The plants placed in a controlled environment reacted favourably, growing faster and more abundantly, to the harmonic strains of the classical composers, in some cases actually growing in the direction of the music.

Highly percussive sounds, especially the ‘hard Rock’ of Jimi Hendrix and the like, stunted them in their growth and they often leaned away from the hi- fi speaker. The most appealing music, on the other hand, was not Western, but rather the soothing tones of Ravi Shankar’s Sitar.

In some cases the plants inclined an unprecedented sixty degrees to the horizontal in an effort to merge with the musical source. Incidentally, the devastating effect acid rock music has on human beings was displayed disastrously some years ago, when a student from a leading Colombo South school who was addicted to this kind of music killed both his parents.

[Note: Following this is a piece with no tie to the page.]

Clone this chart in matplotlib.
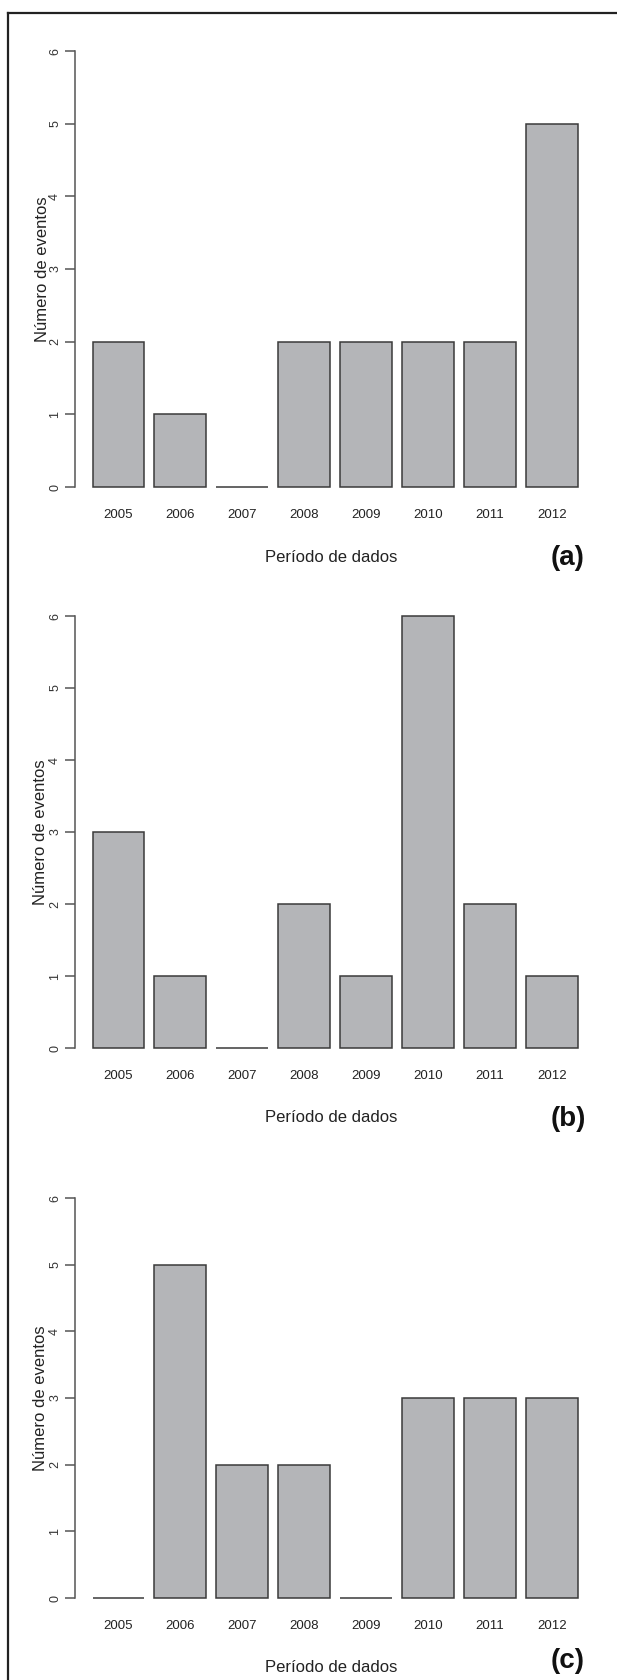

Going by these facts, the Buddhist religious practice of conducting “bodhi poojas” (religious offerings and recitations) at the bodhi trees (Ficus religiosa) may invariably have a scientific meaning. So may be the significance of the Christmas tree, which the modern society has relegated only for the purpose of hanging gifts at Christmas time.

Orchids

The writer recalls at this time how a former Sri Lankan beauty queen, an avid orchid grower, described on TV some years ago, the talking sessions she had with her orchids.

She was very confident of her successful results in bringing hard-to-flower orchids to bloom.

All her other orchids perform extraordinarily well after her “loving conversations” with the plants. Perhaps in this case, the plants reacted even to the beauty of the caretaker!

It is obvious from the foregoing that there is a strong relationship or bond between man and plant.

It is well worth that, we, as those interested in nature always be alive to this fact and treat our plants with a lot of TLC (Tender Loving Care)!